• _Task objective_: From the listing below, pull out every line where the string "this" appears.

• _Given information_:
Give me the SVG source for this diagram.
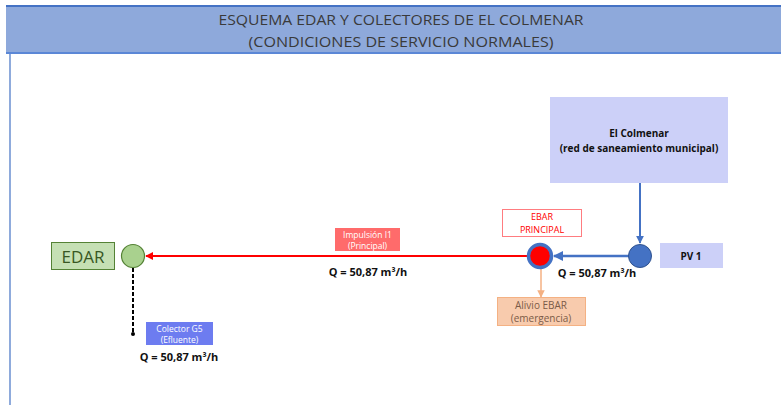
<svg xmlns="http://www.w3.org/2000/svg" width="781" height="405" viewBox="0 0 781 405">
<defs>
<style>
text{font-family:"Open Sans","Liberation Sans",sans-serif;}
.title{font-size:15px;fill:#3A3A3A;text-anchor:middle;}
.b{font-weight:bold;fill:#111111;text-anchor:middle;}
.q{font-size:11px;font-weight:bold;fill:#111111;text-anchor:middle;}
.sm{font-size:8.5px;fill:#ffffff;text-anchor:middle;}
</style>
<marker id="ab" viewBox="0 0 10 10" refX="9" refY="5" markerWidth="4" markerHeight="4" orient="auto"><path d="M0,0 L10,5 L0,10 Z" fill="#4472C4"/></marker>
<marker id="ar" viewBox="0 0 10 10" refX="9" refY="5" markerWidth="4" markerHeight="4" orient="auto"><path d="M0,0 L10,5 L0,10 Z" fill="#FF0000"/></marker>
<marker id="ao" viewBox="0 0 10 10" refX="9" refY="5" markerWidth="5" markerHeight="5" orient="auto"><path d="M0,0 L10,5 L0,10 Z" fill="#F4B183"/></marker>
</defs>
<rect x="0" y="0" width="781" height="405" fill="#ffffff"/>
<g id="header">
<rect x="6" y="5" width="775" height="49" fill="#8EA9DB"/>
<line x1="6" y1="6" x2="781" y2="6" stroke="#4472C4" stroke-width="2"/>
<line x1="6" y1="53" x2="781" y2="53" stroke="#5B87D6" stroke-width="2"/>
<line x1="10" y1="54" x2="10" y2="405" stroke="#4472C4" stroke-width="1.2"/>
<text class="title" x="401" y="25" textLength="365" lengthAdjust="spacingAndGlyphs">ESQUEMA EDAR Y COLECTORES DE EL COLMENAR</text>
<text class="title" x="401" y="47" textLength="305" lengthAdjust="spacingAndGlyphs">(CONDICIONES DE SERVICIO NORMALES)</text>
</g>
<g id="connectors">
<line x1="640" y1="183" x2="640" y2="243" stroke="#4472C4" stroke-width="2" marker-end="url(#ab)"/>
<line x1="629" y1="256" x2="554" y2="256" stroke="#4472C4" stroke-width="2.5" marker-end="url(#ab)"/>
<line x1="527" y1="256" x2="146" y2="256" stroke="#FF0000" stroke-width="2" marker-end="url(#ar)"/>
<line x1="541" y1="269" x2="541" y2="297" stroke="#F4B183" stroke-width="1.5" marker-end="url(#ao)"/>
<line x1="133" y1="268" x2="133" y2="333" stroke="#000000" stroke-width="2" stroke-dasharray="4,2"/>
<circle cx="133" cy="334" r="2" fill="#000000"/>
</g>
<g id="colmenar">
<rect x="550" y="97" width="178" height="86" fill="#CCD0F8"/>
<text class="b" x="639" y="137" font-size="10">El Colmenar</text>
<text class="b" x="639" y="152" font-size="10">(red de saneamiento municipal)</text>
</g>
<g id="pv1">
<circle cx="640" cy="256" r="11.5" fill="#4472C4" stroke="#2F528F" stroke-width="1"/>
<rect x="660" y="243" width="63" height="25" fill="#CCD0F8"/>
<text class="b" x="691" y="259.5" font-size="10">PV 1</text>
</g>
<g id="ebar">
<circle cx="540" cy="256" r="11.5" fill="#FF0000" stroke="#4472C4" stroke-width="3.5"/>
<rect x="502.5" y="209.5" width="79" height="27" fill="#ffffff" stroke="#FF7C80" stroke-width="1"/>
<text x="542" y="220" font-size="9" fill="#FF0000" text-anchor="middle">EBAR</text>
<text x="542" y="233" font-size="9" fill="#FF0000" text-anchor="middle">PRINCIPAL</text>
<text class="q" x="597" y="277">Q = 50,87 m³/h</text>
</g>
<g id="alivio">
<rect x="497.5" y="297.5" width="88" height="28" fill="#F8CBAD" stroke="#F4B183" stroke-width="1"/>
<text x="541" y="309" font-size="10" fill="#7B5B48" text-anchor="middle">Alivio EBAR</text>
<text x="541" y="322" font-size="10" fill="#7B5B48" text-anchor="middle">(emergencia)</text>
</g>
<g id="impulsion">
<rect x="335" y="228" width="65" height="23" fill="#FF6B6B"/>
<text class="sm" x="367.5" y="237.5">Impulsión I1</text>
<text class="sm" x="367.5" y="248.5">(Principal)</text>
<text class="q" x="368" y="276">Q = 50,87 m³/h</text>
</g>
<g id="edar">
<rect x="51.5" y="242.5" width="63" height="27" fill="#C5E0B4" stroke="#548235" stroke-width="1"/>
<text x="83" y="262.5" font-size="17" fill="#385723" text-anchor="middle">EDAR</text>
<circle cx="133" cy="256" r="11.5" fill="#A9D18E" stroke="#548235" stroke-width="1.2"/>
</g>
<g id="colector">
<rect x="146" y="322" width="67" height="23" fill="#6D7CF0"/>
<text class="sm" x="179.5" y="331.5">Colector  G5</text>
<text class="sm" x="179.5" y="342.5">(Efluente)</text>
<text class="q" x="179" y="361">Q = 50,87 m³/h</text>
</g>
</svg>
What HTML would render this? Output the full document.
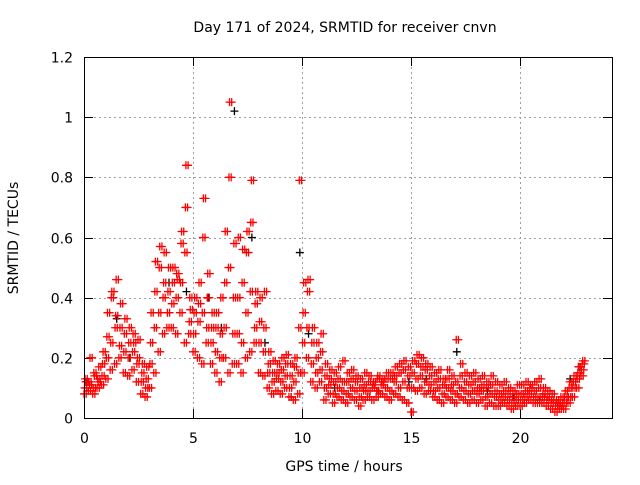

• _Complete output_:
Give me the SVG source for this diagram.
What HTML would render this? Output the full document.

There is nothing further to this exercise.